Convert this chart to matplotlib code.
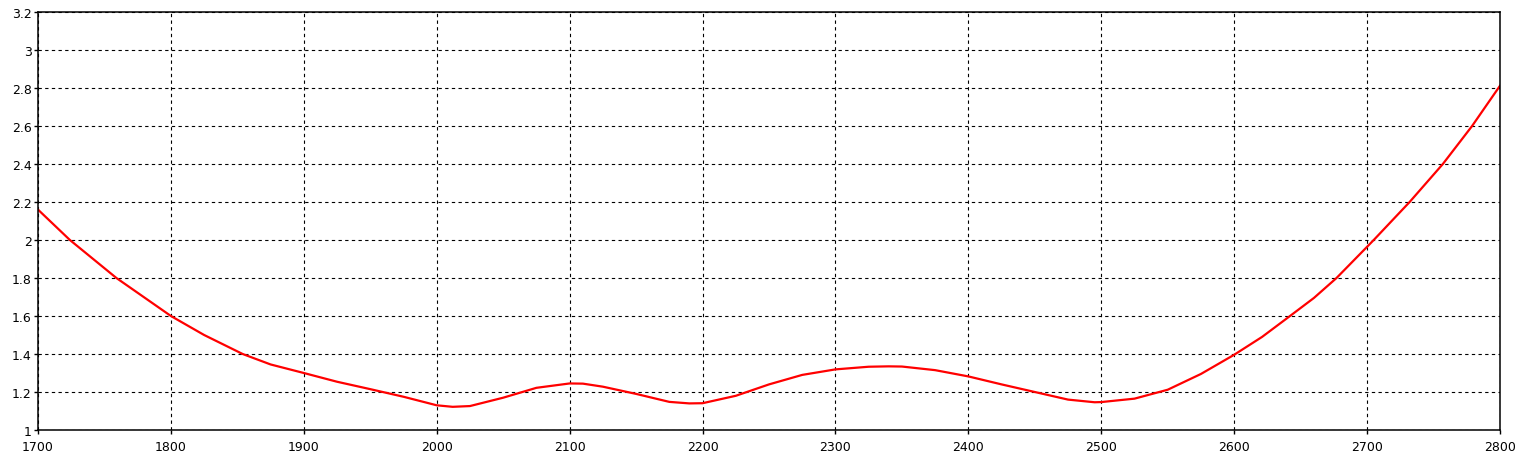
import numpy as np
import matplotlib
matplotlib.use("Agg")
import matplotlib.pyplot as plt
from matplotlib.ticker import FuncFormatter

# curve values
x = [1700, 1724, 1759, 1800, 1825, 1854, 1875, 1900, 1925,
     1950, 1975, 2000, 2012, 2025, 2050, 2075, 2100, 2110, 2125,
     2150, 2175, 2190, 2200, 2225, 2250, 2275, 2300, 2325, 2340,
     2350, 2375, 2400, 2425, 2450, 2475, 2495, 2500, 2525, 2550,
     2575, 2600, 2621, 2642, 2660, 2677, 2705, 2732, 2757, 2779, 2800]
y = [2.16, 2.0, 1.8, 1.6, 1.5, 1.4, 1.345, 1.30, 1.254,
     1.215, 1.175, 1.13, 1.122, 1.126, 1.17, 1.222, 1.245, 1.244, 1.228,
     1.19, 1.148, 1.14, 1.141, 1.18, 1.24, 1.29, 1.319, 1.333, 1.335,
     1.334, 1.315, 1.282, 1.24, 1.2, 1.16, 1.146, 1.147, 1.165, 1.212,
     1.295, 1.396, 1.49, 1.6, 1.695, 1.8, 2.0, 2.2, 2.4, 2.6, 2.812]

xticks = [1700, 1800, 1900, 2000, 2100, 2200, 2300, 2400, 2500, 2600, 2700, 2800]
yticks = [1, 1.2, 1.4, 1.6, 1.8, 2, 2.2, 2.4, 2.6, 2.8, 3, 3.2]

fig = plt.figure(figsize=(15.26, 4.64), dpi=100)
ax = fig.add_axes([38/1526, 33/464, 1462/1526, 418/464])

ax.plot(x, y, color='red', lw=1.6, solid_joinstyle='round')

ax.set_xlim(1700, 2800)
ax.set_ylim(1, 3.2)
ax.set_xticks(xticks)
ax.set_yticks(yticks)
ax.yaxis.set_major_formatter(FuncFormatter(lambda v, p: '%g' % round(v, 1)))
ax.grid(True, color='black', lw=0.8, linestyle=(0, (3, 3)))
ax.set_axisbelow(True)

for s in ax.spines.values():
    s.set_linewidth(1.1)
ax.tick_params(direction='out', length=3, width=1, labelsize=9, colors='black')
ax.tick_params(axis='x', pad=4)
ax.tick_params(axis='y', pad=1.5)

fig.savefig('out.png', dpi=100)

+ + +

What you should do: Return, unchanged, the lines from the first line of the material through the line that holds "ax.plot(x, y, color='red', lw=1.6, solid_joinstyle='round')", inclusive, omitting pictures.

Answer to the task:
Convert this chart to matplotlib code.
import numpy as np
import matplotlib
matplotlib.use("Agg")
import matplotlib.pyplot as plt
from matplotlib.ticker import FuncFormatter

# curve values
x = [1700, 1724, 1759, 1800, 1825, 1854, 1875, 1900, 1925,
     1950, 1975, 2000, 2012, 2025, 2050, 2075, 2100, 2110, 2125,
     2150, 2175, 2190, 2200, 2225, 2250, 2275, 2300, 2325, 2340,
     2350, 2375, 2400, 2425, 2450, 2475, 2495, 2500, 2525, 2550,
     2575, 2600, 2621, 2642, 2660, 2677, 2705, 2732, 2757, 2779, 2800]
y = [2.16, 2.0, 1.8, 1.6, 1.5, 1.4, 1.345, 1.30, 1.254,
     1.215, 1.175, 1.13, 1.122, 1.126, 1.17, 1.222, 1.245, 1.244, 1.228,
     1.19, 1.148, 1.14, 1.141, 1.18, 1.24, 1.29, 1.319, 1.333, 1.335,
     1.334, 1.315, 1.282, 1.24, 1.2, 1.16, 1.146, 1.147, 1.165, 1.212,
     1.295, 1.396, 1.49, 1.6, 1.695, 1.8, 2.0, 2.2, 2.4, 2.6, 2.812]

xticks = [1700, 1800, 1900, 2000, 2100, 2200, 2300, 2400, 2500, 2600, 2700, 2800]
yticks = [1, 1.2, 1.4, 1.6, 1.8, 2, 2.2, 2.4, 2.6, 2.8, 3, 3.2]

fig = plt.figure(figsize=(15.26, 4.64), dpi=100)
ax = fig.add_axes([38/1526, 33/464, 1462/1526, 418/464])

ax.plot(x, y, color='red', lw=1.6, solid_joinstyle='round')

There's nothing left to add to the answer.